● **Task directions**
Omit all pictures, then retype the data exactly as given.

● **Collected material**
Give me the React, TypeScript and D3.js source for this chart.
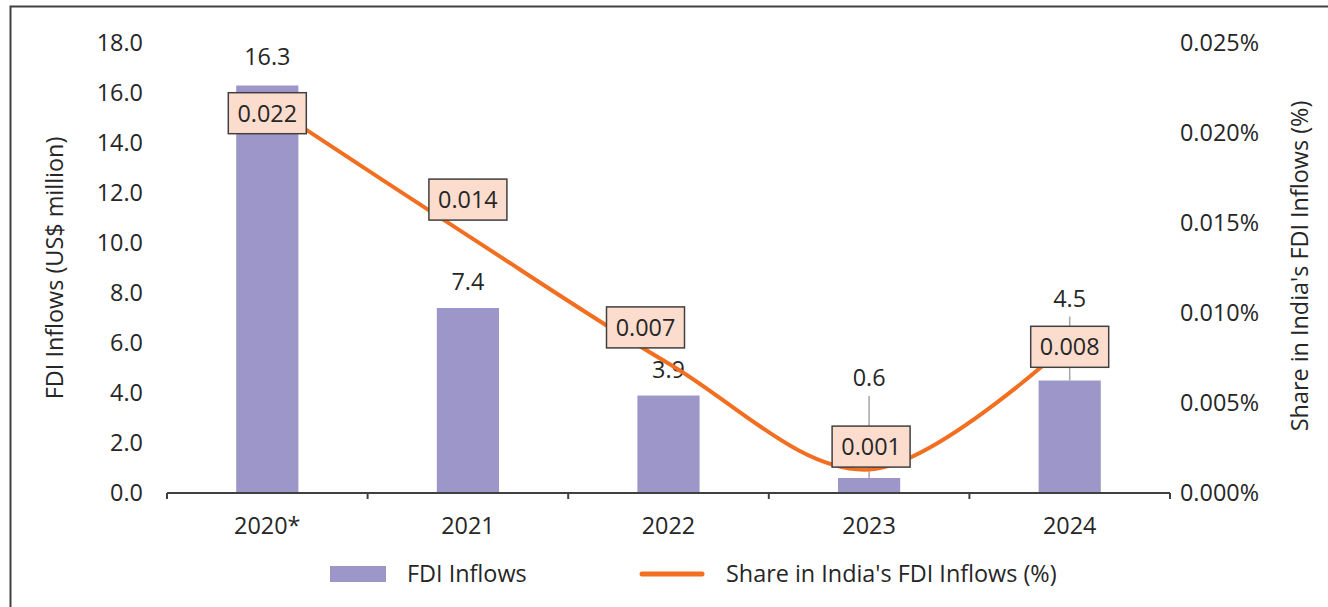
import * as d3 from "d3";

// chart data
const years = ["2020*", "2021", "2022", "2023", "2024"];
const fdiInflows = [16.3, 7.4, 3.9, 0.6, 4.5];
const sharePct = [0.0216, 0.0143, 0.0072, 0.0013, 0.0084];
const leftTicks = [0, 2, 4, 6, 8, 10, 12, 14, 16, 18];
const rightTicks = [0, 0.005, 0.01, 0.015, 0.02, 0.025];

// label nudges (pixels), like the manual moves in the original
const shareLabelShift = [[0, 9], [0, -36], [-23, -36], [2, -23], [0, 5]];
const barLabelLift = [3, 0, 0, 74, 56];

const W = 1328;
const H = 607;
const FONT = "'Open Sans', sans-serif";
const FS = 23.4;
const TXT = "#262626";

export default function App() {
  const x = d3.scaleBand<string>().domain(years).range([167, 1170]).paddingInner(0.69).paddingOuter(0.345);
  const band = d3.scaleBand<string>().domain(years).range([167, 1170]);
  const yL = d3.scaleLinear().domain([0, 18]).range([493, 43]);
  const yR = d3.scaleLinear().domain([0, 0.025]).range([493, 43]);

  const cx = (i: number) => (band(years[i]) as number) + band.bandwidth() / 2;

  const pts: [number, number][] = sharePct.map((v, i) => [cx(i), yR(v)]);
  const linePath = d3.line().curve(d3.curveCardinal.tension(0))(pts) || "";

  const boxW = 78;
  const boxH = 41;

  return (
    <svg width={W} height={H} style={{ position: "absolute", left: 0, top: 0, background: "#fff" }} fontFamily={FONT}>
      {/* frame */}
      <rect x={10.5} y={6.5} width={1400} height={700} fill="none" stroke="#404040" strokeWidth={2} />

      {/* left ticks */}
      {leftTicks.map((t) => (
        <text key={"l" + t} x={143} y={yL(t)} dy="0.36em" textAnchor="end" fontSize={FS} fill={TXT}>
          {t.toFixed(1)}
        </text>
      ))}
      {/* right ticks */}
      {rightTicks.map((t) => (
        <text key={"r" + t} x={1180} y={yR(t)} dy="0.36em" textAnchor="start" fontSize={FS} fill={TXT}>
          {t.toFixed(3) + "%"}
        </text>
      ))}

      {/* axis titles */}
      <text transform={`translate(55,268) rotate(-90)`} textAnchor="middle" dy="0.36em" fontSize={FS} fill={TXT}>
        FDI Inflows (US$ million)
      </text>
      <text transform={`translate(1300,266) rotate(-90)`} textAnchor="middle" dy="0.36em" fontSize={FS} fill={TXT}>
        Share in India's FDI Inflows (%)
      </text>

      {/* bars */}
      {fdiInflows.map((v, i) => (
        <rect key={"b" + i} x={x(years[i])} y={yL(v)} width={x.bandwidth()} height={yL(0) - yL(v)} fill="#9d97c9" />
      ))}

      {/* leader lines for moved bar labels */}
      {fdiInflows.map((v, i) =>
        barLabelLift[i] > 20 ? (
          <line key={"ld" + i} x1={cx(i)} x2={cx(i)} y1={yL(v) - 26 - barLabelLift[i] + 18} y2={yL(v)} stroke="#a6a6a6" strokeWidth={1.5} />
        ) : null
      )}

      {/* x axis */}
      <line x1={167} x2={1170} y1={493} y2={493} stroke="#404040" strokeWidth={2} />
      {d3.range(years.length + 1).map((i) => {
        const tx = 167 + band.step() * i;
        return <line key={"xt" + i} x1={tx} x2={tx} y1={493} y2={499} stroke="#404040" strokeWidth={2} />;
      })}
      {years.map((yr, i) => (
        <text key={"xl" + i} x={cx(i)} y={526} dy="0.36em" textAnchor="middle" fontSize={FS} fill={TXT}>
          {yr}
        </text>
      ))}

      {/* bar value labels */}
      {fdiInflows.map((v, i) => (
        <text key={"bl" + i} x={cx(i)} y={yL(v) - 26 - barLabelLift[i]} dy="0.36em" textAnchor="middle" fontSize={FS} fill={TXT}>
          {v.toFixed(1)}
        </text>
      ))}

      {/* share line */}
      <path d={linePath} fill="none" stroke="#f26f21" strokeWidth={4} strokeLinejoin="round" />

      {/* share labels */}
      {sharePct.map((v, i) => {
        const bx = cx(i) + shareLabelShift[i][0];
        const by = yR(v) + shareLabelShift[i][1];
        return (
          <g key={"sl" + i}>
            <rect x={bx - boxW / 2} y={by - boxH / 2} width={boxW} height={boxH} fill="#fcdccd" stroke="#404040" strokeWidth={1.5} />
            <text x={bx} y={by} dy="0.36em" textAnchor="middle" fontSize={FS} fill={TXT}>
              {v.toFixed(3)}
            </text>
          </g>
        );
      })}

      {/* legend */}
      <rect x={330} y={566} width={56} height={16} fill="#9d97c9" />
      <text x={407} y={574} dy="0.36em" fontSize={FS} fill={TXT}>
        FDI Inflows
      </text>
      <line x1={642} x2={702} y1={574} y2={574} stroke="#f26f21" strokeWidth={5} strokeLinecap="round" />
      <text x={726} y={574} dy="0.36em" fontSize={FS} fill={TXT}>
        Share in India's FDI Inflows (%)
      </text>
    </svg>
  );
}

● **Final result**
Give me the React, TypeScript and D3.js source for this chart.
import * as d3 from "d3";

// chart data
const years = ["2020*", "2021", "2022", "2023", "2024"];
const fdiInflows = [16.3, 7.4, 3.9, 0.6, 4.5];
const sharePct = [0.0216, 0.0143, 0.0072, 0.0013, 0.0084];
const leftTicks = [0, 2, 4, 6, 8, 10, 12, 14, 16, 18];
const rightTicks = [0, 0.005, 0.01, 0.015, 0.02, 0.025];

// label nudges (pixels), like the manual moves in the original
const shareLabelShift = [[0, 9], [0, -36], [-23, -36], [2, -23], [0, 5]];
const barLabelLift = [3, 0, 0, 74, 56];

const W = 1328;
const H = 607;
const FONT = "'Open Sans', sans-serif";
const FS = 23.4;
const TXT = "#262626";

export default function App() {
  const x = d3.scaleBand<string>().domain(years).range([167, 1170]).paddingInner(0.69).paddingOuter(0.345);
  const band = d3.scaleBand<string>().domain(years).range([167, 1170]);
  const yL = d3.scaleLinear().domain([0, 18]).range([493, 43]);
  const yR = d3.scaleLinear().domain([0, 0.025]).range([493, 43]);

  const cx = (i: number) => (band(years[i]) as number) + band.bandwidth() / 2;

  const pts: [number, number][] = sharePct.map((v, i) => [cx(i), yR(v)]);
  const linePath = d3.line().curve(d3.curveCardinal.tension(0))(pts) || "";

  const boxW = 78;
  const boxH = 41;

  return (
    <svg width={W} height={H} style={{ position: "absolute", left: 0, top: 0, background: "#fff" }} fontFamily={FONT}>
      {/* frame */}
      <rect x={10.5} y={6.5} width={1400} height={700} fill="none" stroke="#404040" strokeWidth={2} />

      {/* left ticks */}
      {leftTicks.map((t) => (
        <text key={"l" + t} x={143} y={yL(t)} dy="0.36em" textAnchor="end" fontSize={FS} fill={TXT}>
          {t.toFixed(1)}
        </text>
      ))}
      {/* right ticks */}
      {rightTicks.map((t) => (
        <text key={"r" + t} x={1180} y={yR(t)} dy="0.36em" textAnchor="start" fontSize={FS} fill={TXT}>
          {t.toFixed(3) + "%"}
        </text>
      ))}

      {/* axis titles */}
      <text transform={`translate(55,268) rotate(-90)`} textAnchor="middle" dy="0.36em" fontSize={FS} fill={TXT}>
        FDI Inflows (US$ million)
      </text>
      <text transform={`translate(1300,266) rotate(-90)`} textAnchor="middle" dy="0.36em" fontSize={FS} fill={TXT}>
        Share in India's FDI Inflows (%)
      </text>

      {/* bars */}
      {fdiInflows.map((v, i) => (
        <rect key={"b" + i} x={x(years[i])} y={yL(v)} width={x.bandwidth()} height={yL(0) - yL(v)} fill="#9d97c9" />
      ))}

      {/* leader lines for moved bar labels */}
      {fdiInflows.map((v, i) =>
        barLabelLift[i] > 20 ? (
          <line key={"ld" + i} x1={cx(i)} x2={cx(i)} y1={yL(v) - 26 - barLabelLift[i] + 18} y2={yL(v)} stroke="#a6a6a6" strokeWidth={1.5} />
        ) : null
      )}

      {/* x axis */}
      <line x1={167} x2={1170} y1={493} y2={493} stroke="#404040" strokeWidth={2} />
      {d3.range(years.length + 1).map((i) => {
        const tx = 167 + band.step() * i;
        return <line key={"xt" + i} x1={tx} x2={tx} y1={493} y2={499} stroke="#404040" strokeWidth={2} />;
      })}
      {years.map((yr, i) => (
        <text key={"xl" + i} x={cx(i)} y={526} dy="0.36em" textAnchor="middle" fontSize={FS} fill={TXT}>
          {yr}
        </text>
      ))}

      {/* bar value labels */}
      {fdiInflows.map((v, i) => (
        <text key={"bl" + i} x={cx(i)} y={yL(v) - 26 - barLabelLift[i]} dy="0.36em" textAnchor="middle" fontSize={FS} fill={TXT}>
          {v.toFixed(1)}
        </text>
      ))}

      {/* share line */}
      <path d={linePath} fill="none" stroke="#f26f21" strokeWidth={4} strokeLinejoin="round" />

      {/* share labels */}
      {sharePct.map((v, i) => {
        const bx = cx(i) + shareLabelShift[i][0];
        const by = yR(v) + shareLabelShift[i][1];
        return (
          <g key={"sl" + i}>
            <rect x={bx - boxW / 2} y={by - boxH / 2} width={boxW} height={boxH} fill="#fcdccd" stroke="#404040" strokeWidth={1.5} />
            <text x={bx} y={by} dy="0.36em" textAnchor="middle" fontSize={FS} fill={TXT}>
              {v.toFixed(3)}
            </text>
          </g>
        );
      })}

      {/* legend */}
      <rect x={330} y={566} width={56} height={16} fill="#9d97c9" />
      <text x={407} y={574} dy="0.36em" fontSize={FS} fill={TXT}>
        FDI Inflows
      </text>
      <line x1={642} x2={702} y1={574} y2={574} stroke="#f26f21" strokeWidth={5} strokeLinecap="round" />
      <text x={726} y={574} dy="0.36em" fontSize={FS} fill={TXT}>
        Share in India's FDI Inflows (%)
      </text>
    </svg>
  );
}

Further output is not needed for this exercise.